The officers of the association shall be as follows:

    President

    Vice President

    Secretary

    Treasurer

    These officers shall be responsible for the operation of the Association during their term of office and shall carry out the policy decision of the directors.

President

    The President shall preside at all membership meetings.

    He shall by virtue of his office be Chairman of the Board of Directors

    He shall present at such meeting of the association a report of the work of the association.

    He shall appoint all committees, temporary or permanent.

    He shall see all books, reports and certificates as required by law are properly kept of filed.

    He shall be one of the officers who may sign the checks or drafts of the association.

    He shall have such powers as may be reasonably construed as belonging to the chief executive of any organization.

Vice President

    The Vice President shall in the event of the absence or inability of the President to exercise his office become acting president of the association with all the rights, privileges and powers as if he had been duly elected president.

Secretary

    The Secretary shall keep the minutes and records of the association in appropriate books.

    It shall be his duty to file any certificate required by any statute federal of state.

    He shall give and serve all notices to members of this association.

    He may be one of the officers required to sign the checks and drafts of the association.

    He shall, if requested, present the membership at any meetings any communication addressed to him as Secretary of the association.

    He shall submit to the Board of Directors any communications which shall be addressed to him as Secretary of the association.

    He shall attend to all correspondence of the association and shall exercise all duties incident, to the office of Secretary

Treasurer

    The Treasurer shall have the care and custody of all monies belonging to the association and shall be solely responsible for such monies or securities of the association.
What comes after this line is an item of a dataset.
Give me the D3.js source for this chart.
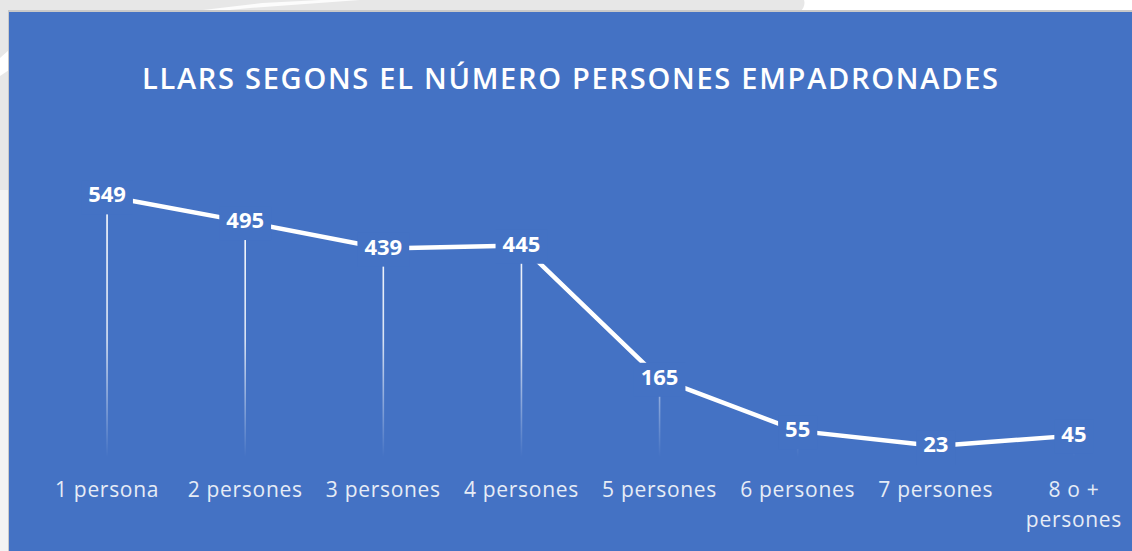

He shall cause to be deposited in a regular business bank or trust company a sum not exceeding $1,000.00 and the balance of the funds of the association shall be deposited in a savings bank.

    He must be one of the officers who shall sign checks or drafts of the association. No special fund may be set aside that shall make it unnecessary for the Treasurer to sign the checks issued upon it.

    He shall render at stated periods as the Board of Directors shall determine a written account of the finances of the association and such report shall be physically affixed to the minutes of the Board of Directors of such meeting.

    He shall exercise all duties incident to the office of Treasurer.

    Officers shall by virtue of their office be members of the Board of Directors.

    No officer shall for reason of his office be entitled to receive any salary or compensation, but nothing herein shall be construed to prevent an officer or director from receiving any compensation from the association for duties other than as a director or officer.

 

Article Nine

Salaries

    The Board of Directors shall hire and fix the compensation of any and all employees which they in their discretion may determine to be necessary in the conduct of the business of the association.

Article Ten

Committees

    All committees of this association shall be appointed by the President and their term of office shall expire simultaneously with the appointing President's term or sooner if terminated by action of the President.

   

     

   Article Eleven

Dues

    The dues of this association shall be assessed as voted upon by the members at the general assembly (reunion) meeting.

Article Twelve

Amendments

    These By-Laws or any part thereof, may be altered, amended, or supplemented by majority vote of the membership present and voting at the General Assembly (Reunion) in which any change is proposed.